Tuesday, February 18, 2014

Perseus

Her sleeping head with its great gelid mass
of serpents torpidly astir
burned into the mirroring shield--
a scathing image dire
as hated truth the mind accepts at last
and festers on.
I struck. The shield flashed bare.

Yet even as I lifted up the head
and started from that place
of gazing silences and terrored stone,
I thirsted to destroy.
None could have passed me then--
no garland-bearing girl, no priest
or staring boy--and lived.


Commentary:Perseus is a really forward straight poem that talks about the death of Medusa.
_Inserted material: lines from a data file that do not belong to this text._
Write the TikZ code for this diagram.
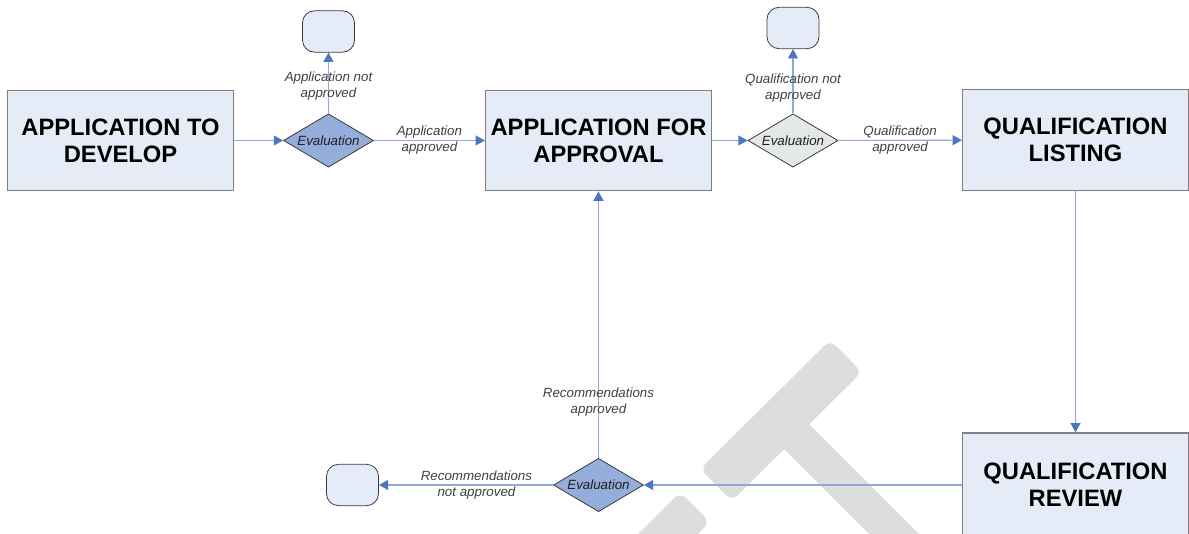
\documentclass[tikz,border=0pt]{standalone}
\usepackage{fontspec}
\setmainfont{Liberation Sans}
\usetikzlibrary{shapes.geometric,arrows.meta}
\definecolor{boxfill}{HTML}{E6ECF7}
\definecolor{boxdraw}{HTML}{808080}
\definecolor{dfill}{HTML}{94ADDA}
\definecolor{dfillgray}{HTML}{E4E9E7}
\definecolor{ddraw}{HTML}{3A3A3A}
\definecolor{lineblue}{HTML}{93A9D1}
\definecolor{tipblue}{HTML}{4A76C4}
\definecolor{lbltext}{HTML}{404040}
\definecolor{wmgray}{HTML}{DDDDDD}
\begin{document}
\begin{tikzpicture}[x=0.75pt,y=-0.75pt,
  procbox/.style={draw=boxdraw, line width=0.9pt, fill=boxfill, minimum width=169.5pt, minimum height=75.5pt, inner sep=0pt, align=center, font=\bfseries\fontsize{17.8}{20.3}\selectfont},
  decision/.style={diamond, aspect=1.7, draw=ddraw, line width=0.6pt, fill=dfill, minimum width=67.5pt, minimum height=40pt, inner sep=0pt, font=\itshape\fontsize{10}{12}\selectfont, text=black!88},
  endterm/.style={draw=ddraw, line width=0.6pt, fill=boxfill, rounded corners=9pt, minimum width=39pt, minimum height=31pt, inner sep=0pt},
  flow/.style={draw=lineblue, line width=0.8pt, -{Triangle[length=7pt,width=7.5pt,color=tipblue]}},
  lbl/.style={font=\itshape\fontsize{10}{12}\selectfont, text=lbltext, align=center, inner sep=0pt}
]
\useasboundingbox (0,0) rectangle (1189,534);
% watermark
\fill[wmgray, rounded corners=6pt] (700.1,469.0) -- (830.1,340.0) -- (861.9,372.0) -- (731.9,501.0) -- cycle;
\fill[wmgray] (777.6,442.4) -- (802.4,417.6) -- (972.4,587.6) -- (947.6,612.4) -- cycle;
\fill[wmgray, rounded corners=6pt] (680.2,492.2) -- (709.9,521.9) -- (603.9,627.9) -- (574.2,598.2) -- cycle;
% nodes
\node[procbox] (b1) at (120.5,140.5) {APPLICATION TO\\DEVELOP};
\node[decision] (d1) at (328.5,140.5) {Evaluation};
\node[endterm] (t1) at (328.5,31.5) {};
\node[procbox] (b2) at (598.5,140.5) {APPLICATION FOR\\APPROVAL};
\node[decision, fill=dfillgray] (d2) at (793,140.5) {Evaluation};
\node[endterm] (t2) at (793,28) {};
\node[procbox] (b3) at (1075.5,140) {QUALIFICATION\\LISTING};
\node[procbox, minimum height=78pt] (b4) at (1075.5,485) {QUALIFICATION\\REVIEW};
\node[decision] (d3) at (598.5,485) {Evaluation};
\node[endterm] (t3) at (352.5,485) {};
% connectors
\draw[flow] (b1) -- (d1);
\draw[flow] (d1) -- node[lbl]{Application\\approved} (b2);
\draw[flow] (d1) -- node[lbl, pos=0.45]{Application not\\approved} (t1);
\draw[flow] (b2) -- (d2);
\draw[flow] (d2) -- node[lbl]{Qualification\\approved} (b3);
\draw[flow] (d2) -- node[lbl, pos=0.4]{Qualification not\\approved} (t2);
\draw[flow] (b3) -- (b4);
\draw[flow] (b4) -- (d3);
\draw[flow] (d3) -- node[lbl, pos=0.21]{Recommendations\\approved} (b2);
\draw[flow] (d3) -- node[lbl, pos=0.44]{Recommendations\\not approved} (t3);
\end{tikzpicture}
\end{document}
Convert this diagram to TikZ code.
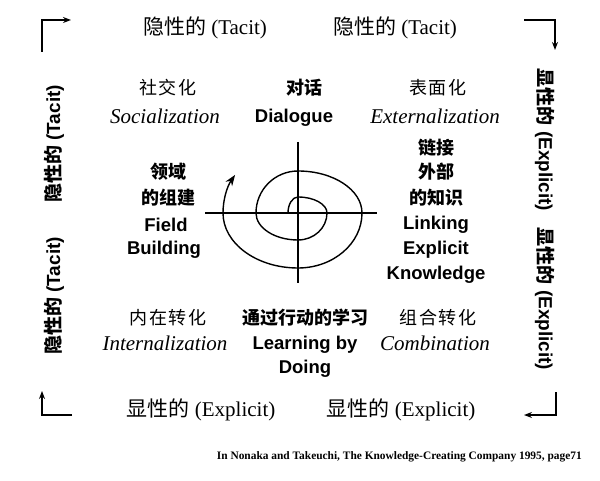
\documentclass[tikz,border=0pt]{standalone}
\usepackage{fontspec}
\setmainfont{Liberation Serif}
\setsansfont{Liberation Sans}
\newfontfamily\cjk{Noto Sans CJK SC}
\newfontfamily\cjksp[LetterSpace=8]{Noto Sans CJK SC}
\usetikzlibrary{arrows.meta}
\begin{document}
\begin{tikzpicture}[x=1pt,y=1pt,
  line/.style={line width=1.4pt},
  corner/.style={line width=1.5pt,-{Stealth[length=8pt,width=6pt]}},
  edge/.style={font=\fontsize{21}{23}\selectfont, inner sep=0pt},
  side/.style={font=\fontsize{19}{21}\selectfont\sffamily\bfseries, inner sep=0pt},
  zh/.style={font=\fontsize{18}{20}\selectfont\cjksp, inner sep=0pt},
  zhb/.style={font=\fontsize{18}{20}\selectfont\cjk\bfseries, inner sep=0pt},
  it/.style={font=\fontsize{21}{23}\selectfont\itshape, inner sep=0pt},
  bs/.style={font=\fontsize{18.5}{20}\selectfont\sffamily\bfseries, inner sep=0pt},
  cite/.style={font=\fontsize{11.4}{13}\selectfont\bfseries, inner sep=0pt}]
\useasboundingbox (0,0) rectangle (600,480);
% top and bottom labels
\node[edge] (t1) at (205,452) {{\cjk 隐性的} (Tacit)};
\node[edge] (t2) at (395,452) {{\cjk 隐性的} (Tacit)};
\node[edge] (b1) at (201,70) {{\cjk 显性的} (Explicit)};
\node[edge] (b2) at (401,70) {{\cjk 显性的} (Explicit)};
% side labels
\node[side,rotate=90] (l1) at (54,336) {{\cjk\bfseries 隐性的} (Tacit)};
\node[side,rotate=90] (l2) at (54,184) {{\cjk\bfseries 隐性的} (Tacit)};
\node[side,rotate=-90] (r1) at (545,340) {{\cjk\bfseries 显性的} (Explicit)};
\node[side,rotate=-90] (r2) at (545,181) {{\cjk\bfseries 显性的} (Explicit)};
% corner arrows
\coordinate (tla) at (42,428); \coordinate (tlb) at (42,460); \coordinate (tlc) at (71,460);
\coordinate (tra) at (524,460); \coordinate (trb) at (555,460); \coordinate (trc) at (555,430);
\coordinate (bra) at (556,88); \coordinate (brb) at (556,65); \coordinate (brc) at (524,65);
\coordinate (bla) at (72,65); \coordinate (blb) at (42,65); \coordinate (blc) at (42,89);
\draw[corner] (tla) -- (tlb) -- (tlc);
\draw[corner] (tra) -- (trb) -- (trc);
\draw[corner] (bra) -- (brb) -- (brc);
\draw[corner] (bla) -- (blb) -- (blc);
% quadrant labels
\node[zh] (soc1) at (168,392) {社交化};
\node[it] (soc2) at (165,364) {Socialization};
\node[zhb] (dia1) at (304,392) {对话};
\node[bs] (dia2) at (294,362) {Dialogue};
\node[zh] (ext1) at (438,392) {表面化};
\node[it] (ext2) at (435,364) {Externalization};
\node[zhb] (fb1) at (168,308) {领域};
\node[zhb] (fb2) at (168,282) {的组建};
\node[bs] (fb3) at (166,255) {Field};
\node[bs] (fb4) at (164,230) {Building};
\node[zhb] (lk1) at (436,332) {链接};
\node[zhb] (lk2) at (436,308) {外部};
\node[zhb] (lk3) at (436,282) {的知识};
\node[bs] (lk4) at (436,255) {Linking};
\node[bs] (lk5) at (436,230) {Explicit};
\node[bs] (lk6) at (436,205) {Knowledge};
\node[zh] (int1) at (168,162) {内在转化};
\node[it] (int2) at (165,137) {Internalization};
\node[zhb] (lbd1) at (305,162) {通过行动的学习};
\node[bs] (lbd2) at (305,135) {Learning by};
\node[bs] (lbd3) at (305,111) {Doing};
\node[zh] (com1) at (438,162) {组合转化};
\node[it] (com2) at (435,137) {Combination};
% citation
\node[cite,anchor=east] (cit) at (582,23) {In Nonaka and Takeuchi, The Knowledge-Creating Company 1995, page71};
% axes
\coordinate (hl) at (205,267); \coordinate (hr) at (377,267);
\coordinate (vt) at (298,338); \coordinate (vb) at (298,197);
\draw[line] (hl) -- (hr);
\draw[line] (vt) -- (vb);
% spiral
\coordinate (s0) at (288,267);
\draw[line,-{Stealth[length=11pt,width=8pt]}] (s0)
  arc[start angle=180,end angle=90,x radius=10,y radius=16]
  arc[start angle=90,end angle=0,x radius=29,y radius=16]
  arc[start angle=0,end angle=-90,x radius=29,y radius=27]
  arc[start angle=-90,end angle=-180,x radius=42,y radius=27]
  arc[start angle=180,end angle=90,x radius=42,y radius=42]
  arc[start angle=90,end angle=0,x radius=64,y radius=42]
  arc[start angle=0,end angle=-90,x radius=64,y radius=55]
  arc[start angle=-90,end angle=-180,x radius=75,y radius=55]
  arc[start angle=180,end angle=147,x radius=75,y radius=70];
\end{tikzpicture}
\end{document}
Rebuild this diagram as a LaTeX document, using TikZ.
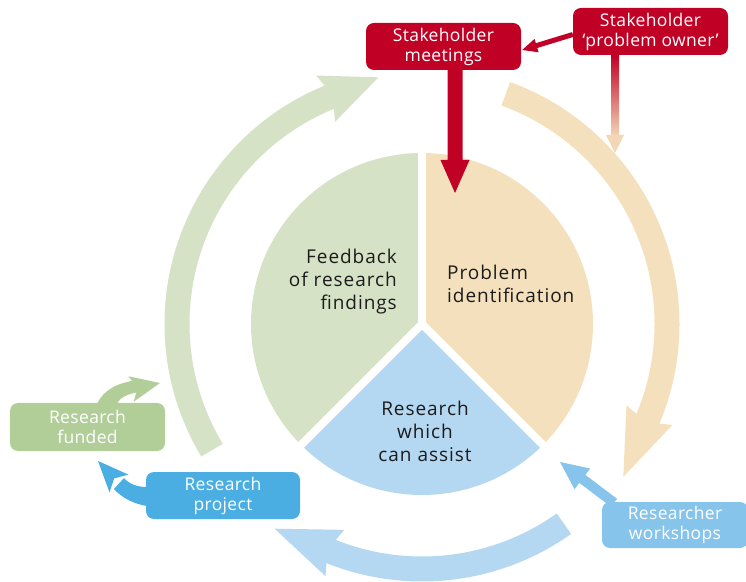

Medusa was a wicked female monster, a Gorgon, generally described as having the face of a hideous human female with living venomous snakes in place of hair. Gazing directly at her would turn onlookers to stone. Perseus, the legendary founder of Mycenae and of the Perseid dynasty of Danaans, was the first of the heroes of Greek mythology whose exploits in defeating various archaic monsters provided the founding myths of the Twelve Olympians. Medusa was beheaded by the hero Perseus, who thereafter used her head as a weapon until he gave it to the goddess Athena to place on her shield, that’s why he input in "Her sleeping head with its great gelid mass" because it refers to the bloody, dead head of Medusa This whole poem is the aftermath of a big fight scene to the death between Medusa and Perseus; it gives you a sense of anger and hatred towards a particular character in this selection. Also you can feel the relief that the long had fought battle is done which gives a feeling of calmness. By reading this poem you I noticed that Robert Hayden wasn't a one track poet that only focused on black history, he expanded his poetry to go as far as the lengths of a whole other culture and religion.